## Exercise objective
Reproduce the full listing that appears beneath this instruction exactly.

------ Raw data ------

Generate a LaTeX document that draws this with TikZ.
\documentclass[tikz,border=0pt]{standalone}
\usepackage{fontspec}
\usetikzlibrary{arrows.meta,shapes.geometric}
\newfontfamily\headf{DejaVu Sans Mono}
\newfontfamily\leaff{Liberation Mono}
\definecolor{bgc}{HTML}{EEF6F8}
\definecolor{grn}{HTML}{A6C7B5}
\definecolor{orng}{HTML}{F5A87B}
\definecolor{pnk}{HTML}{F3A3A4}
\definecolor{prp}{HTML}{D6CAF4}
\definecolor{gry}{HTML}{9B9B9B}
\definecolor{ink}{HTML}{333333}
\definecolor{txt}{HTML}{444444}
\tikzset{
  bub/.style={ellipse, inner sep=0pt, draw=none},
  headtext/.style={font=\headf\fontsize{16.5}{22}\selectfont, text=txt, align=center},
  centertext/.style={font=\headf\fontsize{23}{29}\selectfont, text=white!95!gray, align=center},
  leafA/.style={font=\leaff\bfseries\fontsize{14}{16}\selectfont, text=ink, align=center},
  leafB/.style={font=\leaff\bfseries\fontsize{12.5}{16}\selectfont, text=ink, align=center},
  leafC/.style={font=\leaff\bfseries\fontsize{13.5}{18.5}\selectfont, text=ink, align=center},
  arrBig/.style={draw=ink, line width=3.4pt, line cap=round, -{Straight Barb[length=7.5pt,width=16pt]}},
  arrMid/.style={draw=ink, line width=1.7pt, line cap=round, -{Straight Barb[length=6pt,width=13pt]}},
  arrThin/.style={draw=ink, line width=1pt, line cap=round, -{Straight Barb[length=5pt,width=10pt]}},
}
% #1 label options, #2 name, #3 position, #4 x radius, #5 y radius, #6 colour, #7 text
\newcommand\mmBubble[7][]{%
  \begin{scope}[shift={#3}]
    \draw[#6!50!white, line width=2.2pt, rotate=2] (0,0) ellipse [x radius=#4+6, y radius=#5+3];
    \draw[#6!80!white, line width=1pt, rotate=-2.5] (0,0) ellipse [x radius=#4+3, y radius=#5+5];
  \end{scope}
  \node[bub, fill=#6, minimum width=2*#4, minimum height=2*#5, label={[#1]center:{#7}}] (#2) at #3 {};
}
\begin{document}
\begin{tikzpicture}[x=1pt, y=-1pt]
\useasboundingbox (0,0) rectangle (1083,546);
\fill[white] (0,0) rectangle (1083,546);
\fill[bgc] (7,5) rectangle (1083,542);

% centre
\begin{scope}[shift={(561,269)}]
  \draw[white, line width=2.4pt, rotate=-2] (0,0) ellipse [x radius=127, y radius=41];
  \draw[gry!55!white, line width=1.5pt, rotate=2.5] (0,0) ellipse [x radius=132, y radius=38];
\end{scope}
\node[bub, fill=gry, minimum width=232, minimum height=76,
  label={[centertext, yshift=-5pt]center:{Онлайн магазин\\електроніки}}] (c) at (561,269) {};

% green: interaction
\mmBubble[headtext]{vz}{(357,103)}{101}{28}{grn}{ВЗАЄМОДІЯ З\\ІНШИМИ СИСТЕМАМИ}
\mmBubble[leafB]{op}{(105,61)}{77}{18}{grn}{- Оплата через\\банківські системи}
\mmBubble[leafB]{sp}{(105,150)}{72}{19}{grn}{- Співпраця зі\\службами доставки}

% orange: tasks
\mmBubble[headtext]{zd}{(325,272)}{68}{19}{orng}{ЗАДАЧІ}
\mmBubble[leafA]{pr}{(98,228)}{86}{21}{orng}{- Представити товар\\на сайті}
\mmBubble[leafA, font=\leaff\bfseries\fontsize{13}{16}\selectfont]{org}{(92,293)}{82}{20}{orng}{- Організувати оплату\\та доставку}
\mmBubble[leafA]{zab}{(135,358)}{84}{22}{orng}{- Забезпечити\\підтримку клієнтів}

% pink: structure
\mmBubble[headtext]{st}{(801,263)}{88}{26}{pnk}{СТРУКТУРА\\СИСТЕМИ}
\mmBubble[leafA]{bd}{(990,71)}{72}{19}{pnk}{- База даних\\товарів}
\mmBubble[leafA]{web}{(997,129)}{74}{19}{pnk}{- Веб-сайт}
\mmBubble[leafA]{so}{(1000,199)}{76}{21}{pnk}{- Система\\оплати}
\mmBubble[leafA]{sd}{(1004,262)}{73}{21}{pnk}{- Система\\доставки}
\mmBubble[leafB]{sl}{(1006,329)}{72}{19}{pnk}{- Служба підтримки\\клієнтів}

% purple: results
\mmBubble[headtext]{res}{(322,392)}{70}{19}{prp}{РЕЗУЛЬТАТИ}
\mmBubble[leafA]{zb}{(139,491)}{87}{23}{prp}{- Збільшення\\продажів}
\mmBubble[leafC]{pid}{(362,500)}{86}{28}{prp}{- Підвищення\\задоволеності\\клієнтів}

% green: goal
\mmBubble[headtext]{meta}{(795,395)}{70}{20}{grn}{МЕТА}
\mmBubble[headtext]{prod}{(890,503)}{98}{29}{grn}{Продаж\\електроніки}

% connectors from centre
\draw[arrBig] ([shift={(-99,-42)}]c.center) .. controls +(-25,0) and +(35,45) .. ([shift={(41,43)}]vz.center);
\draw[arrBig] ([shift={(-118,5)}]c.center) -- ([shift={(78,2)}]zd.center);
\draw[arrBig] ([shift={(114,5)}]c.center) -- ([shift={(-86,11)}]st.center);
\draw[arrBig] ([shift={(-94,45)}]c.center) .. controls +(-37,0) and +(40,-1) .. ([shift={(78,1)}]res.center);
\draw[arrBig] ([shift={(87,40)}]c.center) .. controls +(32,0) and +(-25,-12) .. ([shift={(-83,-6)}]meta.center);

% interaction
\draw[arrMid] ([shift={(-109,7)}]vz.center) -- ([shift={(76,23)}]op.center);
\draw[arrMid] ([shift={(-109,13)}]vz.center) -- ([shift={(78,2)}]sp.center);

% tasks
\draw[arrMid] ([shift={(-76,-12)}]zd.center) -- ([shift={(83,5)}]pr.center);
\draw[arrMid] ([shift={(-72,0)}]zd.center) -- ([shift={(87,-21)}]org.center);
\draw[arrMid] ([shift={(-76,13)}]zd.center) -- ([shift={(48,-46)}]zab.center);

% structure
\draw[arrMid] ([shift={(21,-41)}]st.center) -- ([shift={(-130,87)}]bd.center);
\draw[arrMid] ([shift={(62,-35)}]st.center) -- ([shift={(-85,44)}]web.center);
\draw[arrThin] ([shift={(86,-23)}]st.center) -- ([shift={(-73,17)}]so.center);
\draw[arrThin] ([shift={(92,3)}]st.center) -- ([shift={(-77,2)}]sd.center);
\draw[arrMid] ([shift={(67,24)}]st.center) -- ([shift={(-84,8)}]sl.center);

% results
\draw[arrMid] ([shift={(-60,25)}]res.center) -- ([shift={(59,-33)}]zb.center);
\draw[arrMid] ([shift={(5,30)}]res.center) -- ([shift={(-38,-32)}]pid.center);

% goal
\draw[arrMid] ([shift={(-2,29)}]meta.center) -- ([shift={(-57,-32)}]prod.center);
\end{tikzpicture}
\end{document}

------

## Result below
Generate a LaTeX document that draws this with TikZ.
\documentclass[tikz,border=0pt]{standalone}
\usepackage{fontspec}
\usetikzlibrary{arrows.meta,shapes.geometric}
\newfontfamily\headf{DejaVu Sans Mono}
\newfontfamily\leaff{Liberation Mono}
\definecolor{bgc}{HTML}{EEF6F8}
\definecolor{grn}{HTML}{A6C7B5}
\definecolor{orng}{HTML}{F5A87B}
\definecolor{pnk}{HTML}{F3A3A4}
\definecolor{prp}{HTML}{D6CAF4}
\definecolor{gry}{HTML}{9B9B9B}
\definecolor{ink}{HTML}{333333}
\definecolor{txt}{HTML}{444444}
\tikzset{
  bub/.style={ellipse, inner sep=0pt, draw=none},
  headtext/.style={font=\headf\fontsize{16.5}{22}\selectfont, text=txt, align=center},
  centertext/.style={font=\headf\fontsize{23}{29}\selectfont, text=white!95!gray, align=center},
  leafA/.style={font=\leaff\bfseries\fontsize{14}{16}\selectfont, text=ink, align=center},
  leafB/.style={font=\leaff\bfseries\fontsize{12.5}{16}\selectfont, text=ink, align=center},
  leafC/.style={font=\leaff\bfseries\fontsize{13.5}{18.5}\selectfont, text=ink, align=center},
  arrBig/.style={draw=ink, line width=3.4pt, line cap=round, -{Straight Barb[length=7.5pt,width=16pt]}},
  arrMid/.style={draw=ink, line width=1.7pt, line cap=round, -{Straight Barb[length=6pt,width=13pt]}},
  arrThin/.style={draw=ink, line width=1pt, line cap=round, -{Straight Barb[length=5pt,width=10pt]}},
}
% #1 label options, #2 name, #3 position, #4 x radius, #5 y radius, #6 colour, #7 text
\newcommand\mmBubble[7][]{%
  \begin{scope}[shift={#3}]
    \draw[#6!50!white, line width=2.2pt, rotate=2] (0,0) ellipse [x radius=#4+6, y radius=#5+3];
    \draw[#6!80!white, line width=1pt, rotate=-2.5] (0,0) ellipse [x radius=#4+3, y radius=#5+5];
  \end{scope}
  \node[bub, fill=#6, minimum width=2*#4, minimum height=2*#5, label={[#1]center:{#7}}] (#2) at #3 {};
}
\begin{document}
\begin{tikzpicture}[x=1pt, y=-1pt]
\useasboundingbox (0,0) rectangle (1083,546);
\fill[white] (0,0) rectangle (1083,546);
\fill[bgc] (7,5) rectangle (1083,542);

% centre
\begin{scope}[shift={(561,269)}]
  \draw[white, line width=2.4pt, rotate=-2] (0,0) ellipse [x radius=127, y radius=41];
  \draw[gry!55!white, line width=1.5pt, rotate=2.5] (0,0) ellipse [x radius=132, y radius=38];
\end{scope}
\node[bub, fill=gry, minimum width=232, minimum height=76,
  label={[centertext, yshift=-5pt]center:{Онлайн магазин\\електроніки}}] (c) at (561,269) {};

% green: interaction
\mmBubble[headtext]{vz}{(357,103)}{101}{28}{grn}{ВЗАЄМОДІЯ З\\ІНШИМИ СИСТЕМАМИ}
\mmBubble[leafB]{op}{(105,61)}{77}{18}{grn}{- Оплата через\\банківські системи}
\mmBubble[leafB]{sp}{(105,150)}{72}{19}{grn}{- Співпраця зі\\службами доставки}

% orange: tasks
\mmBubble[headtext]{zd}{(325,272)}{68}{19}{orng}{ЗАДАЧІ}
\mmBubble[leafA]{pr}{(98,228)}{86}{21}{orng}{- Представити товар\\на сайті}
\mmBubble[leafA, font=\leaff\bfseries\fontsize{13}{16}\selectfont]{org}{(92,293)}{82}{20}{orng}{- Організувати оплату\\та доставку}
\mmBubble[leafA]{zab}{(135,358)}{84}{22}{orng}{- Забезпечити\\підтримку клієнтів}

% pink: structure
\mmBubble[headtext]{st}{(801,263)}{88}{26}{pnk}{СТРУКТУРА\\СИСТЕМИ}
\mmBubble[leafA]{bd}{(990,71)}{72}{19}{pnk}{- База даних\\товарів}
\mmBubble[leafA]{web}{(997,129)}{74}{19}{pnk}{- Веб-сайт}
\mmBubble[leafA]{so}{(1000,199)}{76}{21}{pnk}{- Система\\оплати}
\mmBubble[leafA]{sd}{(1004,262)}{73}{21}{pnk}{- Система\\доставки}
\mmBubble[leafB]{sl}{(1006,329)}{72}{19}{pnk}{- Служба підтримки\\клієнтів}

% purple: results
\mmBubble[headtext]{res}{(322,392)}{70}{19}{prp}{РЕЗУЛЬТАТИ}
\mmBubble[leafA]{zb}{(139,491)}{87}{23}{prp}{- Збільшення\\продажів}
\mmBubble[leafC]{pid}{(362,500)}{86}{28}{prp}{- Підвищення\\задоволеності\\клієнтів}

% green: goal
\mmBubble[headtext]{meta}{(795,395)}{70}{20}{grn}{МЕТА}
\mmBubble[headtext]{prod}{(890,503)}{98}{29}{grn}{Продаж\\електроніки}

% connectors from centre
\draw[arrBig] ([shift={(-99,-42)}]c.center) .. controls +(-25,0) and +(35,45) .. ([shift={(41,43)}]vz.center);
\draw[arrBig] ([shift={(-118,5)}]c.center) -- ([shift={(78,2)}]zd.center);
\draw[arrBig] ([shift={(114,5)}]c.center) -- ([shift={(-86,11)}]st.center);
\draw[arrBig] ([shift={(-94,45)}]c.center) .. controls +(-37,0) and +(40,-1) .. ([shift={(78,1)}]res.center);
\draw[arrBig] ([shift={(87,40)}]c.center) .. controls +(32,0) and +(-25,-12) .. ([shift={(-83,-6)}]meta.center);

% interaction
\draw[arrMid] ([shift={(-109,7)}]vz.center) -- ([shift={(76,23)}]op.center);
\draw[arrMid] ([shift={(-109,13)}]vz.center) -- ([shift={(78,2)}]sp.center);

% tasks
\draw[arrMid] ([shift={(-76,-12)}]zd.center) -- ([shift={(83,5)}]pr.center);
\draw[arrMid] ([shift={(-72,0)}]zd.center) -- ([shift={(87,-21)}]org.center);
\draw[arrMid] ([shift={(-76,13)}]zd.center) -- ([shift={(48,-46)}]zab.center);

% structure
\draw[arrMid] ([shift={(21,-41)}]st.center) -- ([shift={(-130,87)}]bd.center);
\draw[arrMid] ([shift={(62,-35)}]st.center) -- ([shift={(-85,44)}]web.center);
\draw[arrThin] ([shift={(86,-23)}]st.center) -- ([shift={(-73,17)}]so.center);
\draw[arrThin] ([shift={(92,3)}]st.center) -- ([shift={(-77,2)}]sd.center);
\draw[arrMid] ([shift={(67,24)}]st.center) -- ([shift={(-84,8)}]sl.center);

% results
\draw[arrMid] ([shift={(-60,25)}]res.center) -- ([shift={(59,-33)}]zb.center);
\draw[arrMid] ([shift={(5,30)}]res.center) -- ([shift={(-38,-32)}]pid.center);

% goal
\draw[arrMid] ([shift={(-2,29)}]meta.center) -- ([shift={(-57,-32)}]prod.center);
\end{tikzpicture}
\end{document}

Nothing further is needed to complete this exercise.